An Exemplary Act: How Dammari Kumari Helped Her Family Out of Poverty

June 21, 2019

A resident of the Rupali village in municipality number 11 of Dadeldhura district, Dammari Kumari Aeir lived in a small makeshift house in one corner of the ancestral land with her husband, two children and her mother-in-law. The livelihood of the family of five depended on the farming of the same land.

The produce from the land, which has no irrigation facility, could sustain the family for hardly six months. Lack of educational qualification or skills meant that neither she nor her husband could get a good job. Daily, hard labour was their only resort. To escape poverty Dammari’s husband was compelled to go abroad to find a job. While her husband laboured in a foreign land, she took care of the family and farming at home.

Although her husband had gone abroad to fulfil the needs of the family, his earnings were barely enough to educate the kids and sustain the daily household expenses, let alone save money for medical needs or emergencies. While his salary remained the same, the cost of living was getting higher. The unchanging situation of her family’s economic status made her realize that her family would remain in poverty if she didn’t take any action.

Lack of qualification and skills were not her only challenges, in the traditional society of far-west region women working outside their homes to earn a living is a taboo. However, determined to not let her family suffer in poverty, Dammari took the bold decision to open a small general store (kirana) to help her family. It took her a while to convince her family to let her earn money. With this obstacle taken care of, she faced another hurdle – she didn’t have the capital to start a business.

She approached family and friends for financial support, but no one was willing to give her a loan. She even asked the local moneylenders but they wouldn’t give a loan without collateral. Yet, she didn’t lose heart.

She thought of joining a microfinance group, which provides loans without any collateral and saving facility for women from economically disadvantaged backgrounds who are interested in setting up a business of their own. In July 2017, she became a member of one such group from Chhimek Laghubitta Bitiya Sansthan in her village.

A month later she took her first loan – Rs 40,000 to rent a room in Sallaghari Chowk, situated on the Dadheldhura – Accham road, to open her shop. Because there were no other general stores in the area, her business took off better than expected and her profits soared. Upon seeing this, her family began to approve of her endeavour. She was able to pay back her loan with interest within 6 months and even took a second loan of Rs. 50,000 to invest in her shop.

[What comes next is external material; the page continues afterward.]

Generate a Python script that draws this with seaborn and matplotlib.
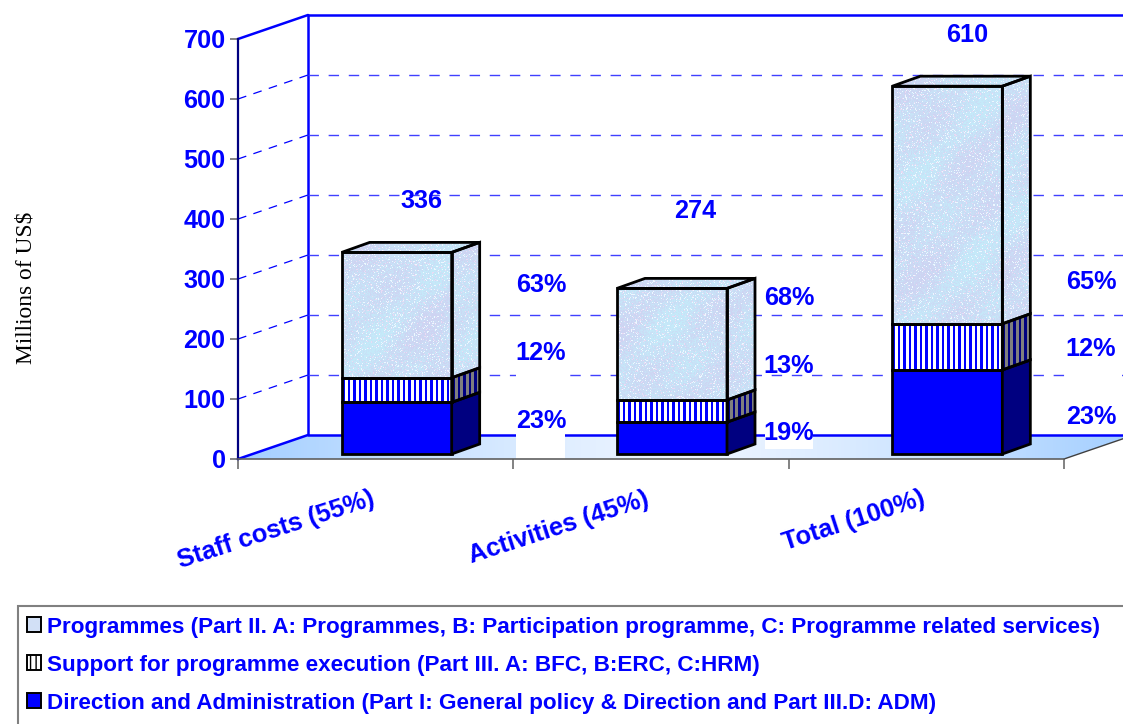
import numpy as np
import pandas as pd
import seaborn as sns
import matplotlib.pyplot as plt
from matplotlib.patches import Patch, Polygon, Rectangle
from matplotlib.transforms import ScaledTranslation

categories = ["Staff costs (55%)", "Activities (45%)", "Total (100%)"]
direction = [86, 53, 140]
support = [41, 37, 77]
programmes = [209, 186, 396]
totals = [336, 274, 610]
pct_programmes = ["63%", "68%", "65%"]
pct_support = ["12%", "13%", "12%"]
pct_direction = ["23%", "19%", "23%"]
y_ticks = [0, 100, 200, 300, 400, 500, 600, 700]
legend_labels = [
    "Programmes (Part II. A: Programmes, B: Participation programme, C: Programme related services)",
    "Support for programme execution (Part III. A: BFC, B:ERC, C:HRM)",
    "Direction and Administration (Part I: General policy & Direction and Part III.D: ADM)",
]

W, H = 1123, 724
BLUE = "#0000FF"
NAVY = "#000080"
FONT = "Liberation Sans"

# plot area in pixels, the rest of the 3d box is worked out from it
LEFT, RIGHT, BASE, TOP = 238, 1064, 459, 39
px_cat = (RIGHT - LEFT) / 3
px_val = (BASE - TOP) / 700
wall_dx, wall_dy = 70 / px_cat, 24 / px_val
bar_dx, bar_dy = 28 / px_cat, 10 / px_val
shift_x, shift_y = 21 / px_cat, 5 / px_val


def to_x(px):
    return (px - LEFT) / px_cat - 0.5


def to_y(py):
    return (BASE - py) / px_val


def mottled(h, w, seed=0.0):
    # pale blue / lilac speckle, no random numbers, just a hash of the pixel position
    yy, xx = np.mgrid[0:h, 0:w].astype(float)
    slow = np.sin(xx / 19 + seed) * np.cos(yy / 27 - seed) + 0.6 * np.sin((xx + yy) / 11 + 2 * seed)
    slow = (slow + 1.6) / 3.2
    grain = np.sin(xx * 12.9898 + yy * 78.233 + seed) * 43758.5453
    grain = grain - np.floor(grain)
    cyan = np.array([0.77, 0.92, 0.98])
    lilac = np.array([0.81, 0.83, 0.95])
    pink = np.array([0.92, 0.86, 0.96])
    mix = np.clip(slow + (grain - 0.5) * 0.9, 0, 1)[..., None]
    img = cyan * (1 - mix) + lilac * mix
    img = np.where(grain[..., None] > 0.95, pink, img)
    img = np.where(grain[..., None] < 0.08, np.array([0.93, 0.97, 1.0]), img)
    return np.clip(img, 0, 1)


def stripes(w, one, two):
    img = np.zeros((1, w, 3))
    for i in range(w):
        img[0, i] = one if (i % 5.5) < 2.5 else two
    return img


def paint(patch, img, z):
    # image clipped to the patch, outline of the patch stays on top
    if isinstance(patch, Polygon):
        x0, y0 = patch.get_path().vertices.min(axis=0)
        x1, y1 = patch.get_path().vertices.max(axis=0)
    else:
        x0, y0 = patch.get_x(), patch.get_y()
        x1, y1 = x0 + patch.get_width(), y0 + patch.get_height()
    im = ax.imshow(img, extent=(x0, x1, y0, y1), aspect="auto", zorder=z, interpolation="nearest")
    im.set_clip_box(fig.bbox)
    im.set_clip_path(patch)


sns.set_style("white")
plt.rcParams["font.family"] = [FONT, "DejaVu Sans"]

fig, ax = plt.subplots(figsize=(W / 100, H / 100), dpi=100)
ax.set_position([LEFT / W, (H - BASE) / H, (RIGHT - LEFT) / W, (BASE - TOP) / H])

# walls and floor
ax.plot([-0.5, -0.5 + wall_dx], [700, 700 + wall_dy], color=BLUE, lw=1.8, clip_on=False, zorder=1)
ax.plot([-0.5 + wall_dx] * 2, [wall_dy, 700 + wall_dy], color=BLUE, lw=1.8, clip_on=False, zorder=1)
ax.plot([-0.5 + wall_dx, 3.2], [700 + wall_dy] * 2, color=BLUE, lw=1.8, clip_on=False, zorder=1)
for t in y_ticks[1:-1]:
    ax.plot([-0.5, -0.5 + wall_dx], [t, t + wall_dy], color=BLUE, lw=0.9, dashes=(7, 6), clip_on=False, zorder=1)
    ax.plot([-0.5 + wall_dx, 3.2], [t + wall_dy] * 2, color="#4040FF", lw=1.0, dashes=(7.5, 7), clip_on=False, zorder=1)

floor = Polygon([(-0.5, 0), (-0.5 + wall_dx, wall_dy), (2.5 + wall_dx, wall_dy), (2.5, 0)],
                closed=True, facecolor="none", edgecolor="none", clip_on=False, zorder=1)
ax.add_patch(floor)
t = np.linspace(-1, 1, 300)
edge_col, mid_col = np.array([0.64, 0.81, 1.0]), np.array([0.93, 0.96, 1.0])
weight = np.abs(t)[None, :, None] ** 1.3
floor_img = mid_col * (1 - weight) + edge_col * weight
paint(floor, floor_img, 1)
ax.plot([-0.5, -0.5 + wall_dx], [0, wall_dy], color=BLUE, lw=1.8, clip_on=False, zorder=1.5)
ax.plot([-0.5 + wall_dx, 3.2], [wall_dy, wall_dy], color=BLUE, lw=1.8, clip_on=False, zorder=1.5)
ax.plot([2.5, 2.5 + wall_dx], [0, wall_dy], color="#404040", lw=1.0, clip_on=False, zorder=1.5)

# white boxes that sit behind the percent labels
for x0, x1, y0, y1 in [(516, 565, 378, 338), (516, 565, 460, 406), (765, 813, 449, 420), (1066, 1122, 378, 338)]:
    ax.add_patch(Rectangle((to_x(x0), to_y(y0)), to_x(x1) - to_x(x0), to_y(y1) - to_y(y0),
                           facecolor="white", edgecolor="none", zorder=2, clip_on=False))

# stacked bars
df = pd.DataFrame({"cat": categories, "direction": direction, "support": support, "programmes": programmes})
bottom = np.zeros(3)
for name, col in [("direction", BLUE), ("support", "white"), ("programmes", "none")]:
    sns.barplot(data=df, x="cat", y=name, color=col, bottom=bottom, width=110 / px_cat, errorbar=None,
                saturation=1, edgecolor="black", linewidth=2, zorder=4, ax=ax)
    container = ax.containers[-1]
    for i, bar in enumerate(container):
        bar.set_x(bar.get_x() + shift_x)
        bar.set_y(bar.get_y() + shift_y)
        bar.set_zorder(4)
        x0, y0 = bar.get_x(), bar.get_y()
        x1, y1 = x0 + bar.get_width(), y0 + bar.get_height()
        side = Polygon([(x1, y0), (x1 + bar_dx, y0 + bar_dy), (x1 + bar_dx, y1 + bar_dy), (x1, y1)],
                       closed=True, facecolor=NAVY if name == "direction" else "none",
                       edgecolor="black", linewidth=2, zorder=4, joinstyle="miter")
        ax.add_patch(side)
        if name == "support":
            bar.set_facecolor("none")
            paint(bar, stripes(110, np.array([0, 0, 1.0]), np.array([1.0, 1, 1])), 3)
            paint(side, stripes(28, np.array([0, 0, 0.5]), np.array([0.5, 0.5, 0.5])), 3)
        if name == "programmes":
            bar.set_facecolor("none")
            h_px = int(bar.get_height() * px_val)
            paint(bar, mottled(h_px, 110, seed=i * 1.7), 3)
            paint(side, mottled(h_px + 10, 28, seed=i * 2.3), 3)
            lid = Polygon([(x0, y1), (x0 + bar_dx, y1 + bar_dy), (x1 + bar_dx, y1 + bar_dy), (x1, y1)],
                          closed=True, facecolor="none", edgecolor="black", linewidth=2, zorder=4, joinstyle="miter")
            ax.add_patch(lid)
            paint(lid, mottled(10, 138, seed=i * 3.1), 3)
    bottom = bottom + df[name].to_numpy()

# labels over the bars
total_pos = [(421, 201), (695, 211), (967, 35)]
for lab, (px, py) in zip(totals, total_pos):
    ax.text(to_x(px), to_y(py), str(lab), color=BLUE, fontsize=18.2, fontweight="bold",
            ha="center", va="center", zorder=6, clip_on=False)

pct_x = [541, 789, 1091]
pct_y = [[285, 298, 282], [353, 366, 349], [421, 433, 417]]
for row, ys in zip([pct_programmes, pct_support, pct_direction], pct_y):
    for lab, px, py in zip(row, pct_x, ys):
        ax.text(to_x(px), to_y(py), lab, color=BLUE, fontsize=18.2, fontweight="bold",
                ha="center", va="center", zorder=6, clip_on=False)

# axes
ax.set_xlim(-0.5, 2.5)
ax.set_ylim(0, 700)
ax.set_xlabel("")
ax.set_ylabel("")
sns.despine(ax=ax, top=True, right=True)
ax.spines["left"].set_color(NAVY)
ax.spines["left"].set_linewidth(1.6)
ax.spines["bottom"].set_color("#606060")
ax.spines["bottom"].set_linewidth(1.2)
ax.set_yticks(y_ticks)
ax.set_yticklabels([str(v) for v in y_ticks], color=BLUE, fontsize=18.2, fontweight="bold")
ax.tick_params(axis="y", length=6, width=1.1, color="#606060", pad=3, left=True)
ax.set_xticks([0, 1, 2])
ax.set_xticklabels(categories, color=BLUE, fontsize=18.4, fontweight="bold", rotation=18,
                   ha="right", rotation_mode="anchor")
ax.tick_params(axis="x", length=0, pad=20, bottom=True)
ax.set_xticks([-0.5, 0.5, 1.5, 2.5], minor=True)
ax.tick_params(axis="x", which="minor", length=7, width=1.1, color="#606060", bottom=True)
nudge = ScaledTranslation(-6 / 100, 0, fig.dpi_scale_trans)
for lab in ax.get_xticklabels():
    lab.set_transform(lab.get_transform() + nudge)

fig.text(26 / W, 1 - 288 / H, "Millions of US$", family="Liberation Serif", fontsize=16.8,
         rotation=90, ha="center", va="center", color="black")

# legend, box runs off the right and the bottom of the picture
fig.add_artist(Rectangle((18 / W, -0.1), 1.1, 0.1 + (H - 606) / H, transform=fig.transFigure,
                         fill=False, edgecolor="#808080", linewidth=1.5))
handles = [
    Patch(facecolor="#D2E0F6", edgecolor="black", linewidth=1.4),
    Patch(facecolor="white", edgecolor="black", linewidth=1.4, hatch="|||"),
    Patch(facecolor=BLUE, edgecolor="black", linewidth=1.4),
]
leg = fig.legend(handles, legend_labels, loc="upper left", bbox_to_anchor=(23 / W, 1 - 612 / H), frameon=False,
                 labelcolor=BLUE, prop={"family": FONT, "weight": "bold", "size": 16.2},
                 handlelength=0.62, handleheight=0.62, handletextpad=0.25, labelspacing=0.76,
                 borderpad=0.2, borderaxespad=0)

fig.savefig("out.png", dpi=100)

As her business grew, it made her realise that her family now had a good enough source of income and her husband need not labour in another country anymore. So, she convinced him to come back to Nepal and help her run the store. With her husband to help in the business, she could manage time between her shop and home better. The way she managed to not only start but run a business successfully which helped her husband come back home is an exemplary story.

She has taken two more loans of Rs. 2,00,000 each to expand her business. Her one room shop has now expanded to two rooms and she even has a storeroom. The variety of products available in her shop have also increased to include cosmetics, cold drinks and snacks etc.

The growth is not just limited to her business, her hard work has improved her family’s economic status as well. Her children are studying in a boarding school and their new concrete house is under construction.

Once her business started running smoothly and her family’s economic status got a little better she began to think about securing her future. “I didn’t want my family’s situation to go back to the way it was, I knew I’d have to start saving,” shared Dammari. Thus, she started depositing a certain amount every month as saving in Chhimek.

Her husband is proud of his wife’s dedication and success that helped their family escape from abject poverty. After learning from her own experience Dammari advises everyone to adopt a better financial habit, “It is important that people learn and follow good financial practices, and that includes not taking loans from informal channels like local money lenders who charge high interest. Instead, go to formal financial institutions like Chhimek which have simple loan procedure, with reasonable interest rates and no collateral.”

UKaid Sakchyam Access to Finance Programme (Sakchyam) is committed to connecting the rural poor, disadvantaged groups (DAGs), and women to formal financial service providers in order to enable them with choices to save, borrow, invest, and earn. Efficiency and sustainability of the financial services/products are vital while enhancing access to finance for people living in remote areas. Sakchyam believes a paradigm shift is needed in the microfinance sector with the adoption of new technology, helping it achieve organisational efficiency and expand its outreach in a more self-sustainable manner.

With Sakchyam’s support Chhimek Laghubitta Laghubitta Bittiya Sanstha Ltd has launched tablet banking programme through female agents called “Digital Mahila” to efficiently deliver financial services in the remote areas and increase its outreach.